In Why Social Justice is not Biblical Justice, Scott Allen makes the case that not all justice is created equal. Superficially, both the social justice movement and Christianity share the goal of bringing justice to the oppressed. However, ideological social justice (the term Allen uses for the comprehensive worldview of critical theory, intersectionality, and identity politics) defines justice wrongly.
Only the Christian worldview corresponds with reality. It defines “for all times, and all peoples, what words such as truth, love, justice, and equality actually mean” (2). Biblical justice is both communal (love thy neighbor) and distributive (authorities must impartially punish evil and reward good).
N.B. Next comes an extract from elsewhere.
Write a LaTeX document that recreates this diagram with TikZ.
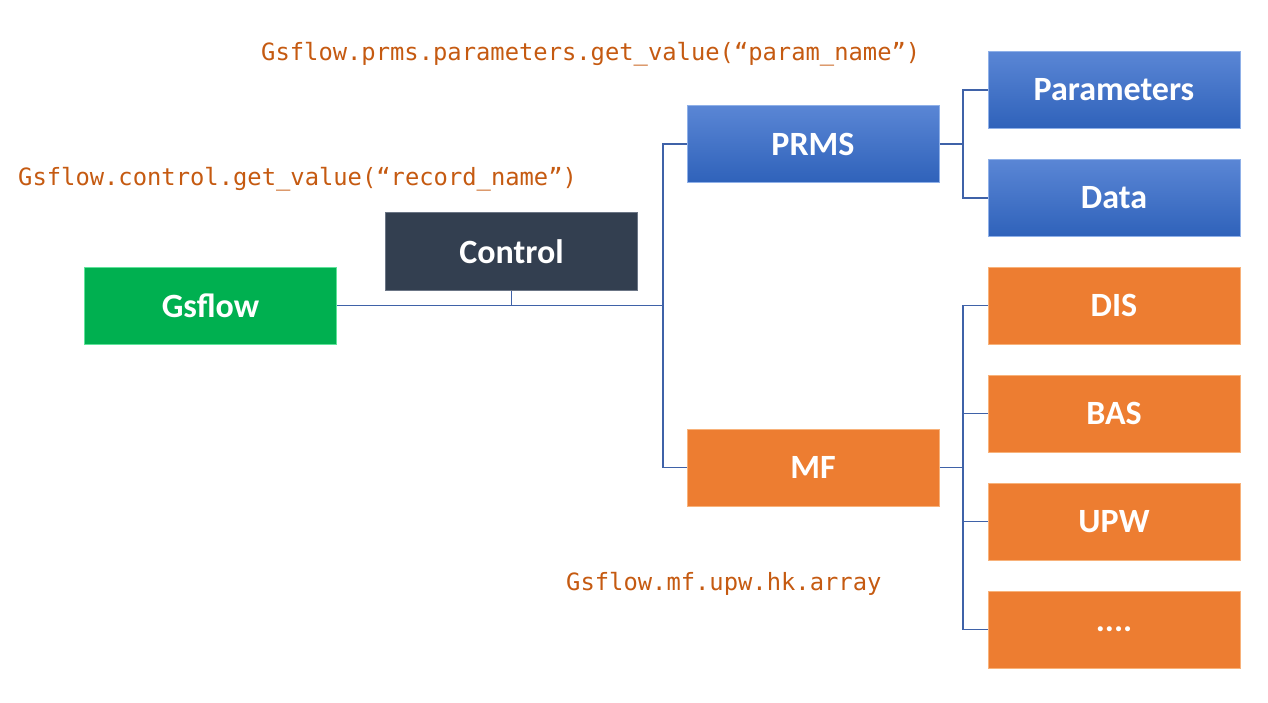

Two Christian beliefs – that one day every person will reckon with the perfect Judge, and that in Christ believers receive unmerited mercy instead of judgment – make it possible for Christians to forgive, even if justice never comes in this life.
By contrast, ideological social justice is best understood as a postmodern religious alternative. The source of evil is not sin, but oppressive social structures. Allen points out the many ways that ideological social justice actually perverts justice. It undermines due process, erodes freedom of speech, rejects absolute moral truth, and removes personal responsibility. Instead of striving for unity, it divides people into “competing tribes, pitted against each other in an endless power struggle” (64).
When facing a nonbiblical worldview, the church has three options: conform, accommodate, or resist. The first two lead to compromise, but Allen doesn’t give a free pass to those who choose to resist either. He faults the fundamentalism of the last century for being a reactionary movement “defined largely by what it was against” (171). That’s a trap we do well to avoid. Rather than pitting the gospel against social justice, we need to recover a biblical approach to cultural engagement. In other words: “Let’s not be simply anti-ideological social justice. Let’s be probiblical worldview” (182).
I recommend this book for two reasons: First, in this age of kneejerk Facebook rants, Allen offers a thoughtful, cohesive critique that will challenge readers on both sides of the debate. Second, instead of rhetoric, this book provides an actionable way forward to live out biblical justice.